> _OBJECTIVE_: Leaving out the pictures, retype all the material exactly.

> _DATA PROVIDED_:
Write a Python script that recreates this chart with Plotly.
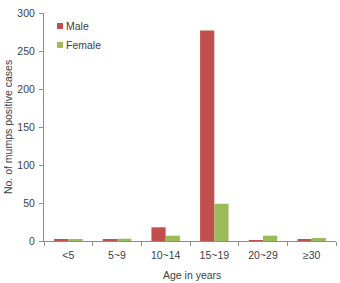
import plotly.graph_objects as go

categories = ["<5", "5~9", "10~14", "15~19", "20~29", "≥30"]
male = [2, 2, 18, 277, 1, 2]
female = [2, 3, 7, 49, 7, 4]
y_ticks = [0, 50, 100, 150, 200, 250, 300]
series_names = ["Male", "Female"]
series_colors = ["#C0504D", "#9BBB59"]

FONT = "Liberation Sans, Arial, sans-serif"
TXT = "#404040"

fig = go.Figure()
for name, vals, col in zip(series_names, [male, female], series_colors):
    fig.add_trace(go.Bar(x=categories, y=vals, name=name, marker_color=col,
                         marker_line_width=0, showlegend=False))

# custom legend (small squares close to text, as in the reference)
shapes = []
annotations = []
legend_rows = [0.943, 0.860]
for yc, name, col in zip(legend_rows, series_names, series_colors):
    h = 0.0132
    shapes.append(dict(type="rect", xref="paper", yref="paper",
                       x0=0.0445, x1=0.065, y0=yc - h, y1=yc + h,
                       fillcolor=col, line_width=0))
    annotations.append(dict(xref="paper", yref="paper", x=0.070, y=yc,
                            xanchor="left", yanchor="middle", text=name,
                            showarrow=False, font=dict(size=10.5, color=TXT, family=FONT)))

# axis titles
annotations.append(dict(xref="paper", yref="paper", x=0.507, y=-0.149,
                        xanchor="center", yanchor="middle", text="Age in years",
                        showarrow=False, font=dict(size=10.5, color=TXT, family=FONT)))
annotations.append(dict(xref="paper", yref="paper", x=-0.123, y=0.5,
                        xanchor="center", yanchor="middle", textangle=-90,
                        text="No. of mumps positive cases",
                        showarrow=False, font=dict(size=10.5, color=TXT, family=FONT)))

fig.update_layout(
    width=340, height=283,
    margin=dict(l=44, r=4, t=13, b=42),
    paper_bgcolor="white", plot_bgcolor="white",
    font=dict(family=FONT, size=10.5, color=TXT),
    barmode="group", bargap=0.415, bargroupgap=0,
    shapes=shapes, annotations=annotations,
)
fig.update_xaxes(
    automargin=False,
    showline=True, linecolor="#8c8c8c", linewidth=1,
    ticks="outside", tickson="boundaries", ticklen=4, tickcolor="#8c8c8c",
    ticklabelstandoff=4,
    showgrid=False,
)
fig.update_yaxes(
    automargin=False,
    range=[0, 300], tickvals=y_ticks,
    showline=True, linecolor="#8c8c8c", linewidth=1,
    ticks="outside", ticklen=4, tickcolor="#8c8c8c",
    ticklabelstandoff=2,
    showgrid=False, zeroline=False,
)

fig.write_html("out.html")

> _REPLY_:
Write a Python script that recreates this chart with Plotly.
import plotly.graph_objects as go

categories = ["<5", "5~9", "10~14", "15~19", "20~29", "≥30"]
male = [2, 2, 18, 277, 1, 2]
female = [2, 3, 7, 49, 7, 4]
y_ticks = [0, 50, 100, 150, 200, 250, 300]
series_names = ["Male", "Female"]
series_colors = ["#C0504D", "#9BBB59"]

FONT = "Liberation Sans, Arial, sans-serif"
TXT = "#404040"

fig = go.Figure()
for name, vals, col in zip(series_names, [male, female], series_colors):
    fig.add_trace(go.Bar(x=categories, y=vals, name=name, marker_color=col,
                         marker_line_width=0, showlegend=False))

# custom legend (small squares close to text, as in the reference)
shapes = []
annotations = []
legend_rows = [0.943, 0.860]
for yc, name, col in zip(legend_rows, series_names, series_colors):
    h = 0.0132
    shapes.append(dict(type="rect", xref="paper", yref="paper",
                       x0=0.0445, x1=0.065, y0=yc - h, y1=yc + h,
                       fillcolor=col, line_width=0))
    annotations.append(dict(xref="paper", yref="paper", x=0.070, y=yc,
                            xanchor="left", yanchor="middle", text=name,
                            showarrow=False, font=dict(size=10.5, color=TXT, family=FONT)))

# axis titles
annotations.append(dict(xref="paper", yref="paper", x=0.507, y=-0.149,
                        xanchor="center", yanchor="middle", text="Age in years",
                        showarrow=False, font=dict(size=10.5, color=TXT, family=FONT)))
annotations.append(dict(xref="paper", yref="paper", x=-0.123, y=0.5,
                        xanchor="center", yanchor="middle", textangle=-90,
                        text="No. of mumps positive cases",
                        showarrow=False, font=dict(size=10.5, color=TXT, family=FONT)))

fig.update_layout(
    width=340, height=283,
    margin=dict(l=44, r=4, t=13, b=42),
    paper_bgcolor="white", plot_bgcolor="white",
    font=dict(family=FONT, size=10.5, color=TXT),
    barmode="group", bargap=0.415, bargroupgap=0,
    shapes=shapes, annotations=annotations,
)
fig.update_xaxes(
    automargin=False,
    showline=True, linecolor="#8c8c8c", linewidth=1,
    ticks="outside", tickson="boundaries", ticklen=4, tickcolor="#8c8c8c",
    ticklabelstandoff=4,
    showgrid=False,
)
fig.update_yaxes(
    automargin=False,
    range=[0, 300], tickvals=y_ticks,
    showline=True, linecolor="#8c8c8c", linewidth=1,
    ticks="outside", ticklen=4, tickcolor="#8c8c8c",
    ticklabelstandoff=2,
    showgrid=False, zeroline=False,
)

fig.write_html("out.html")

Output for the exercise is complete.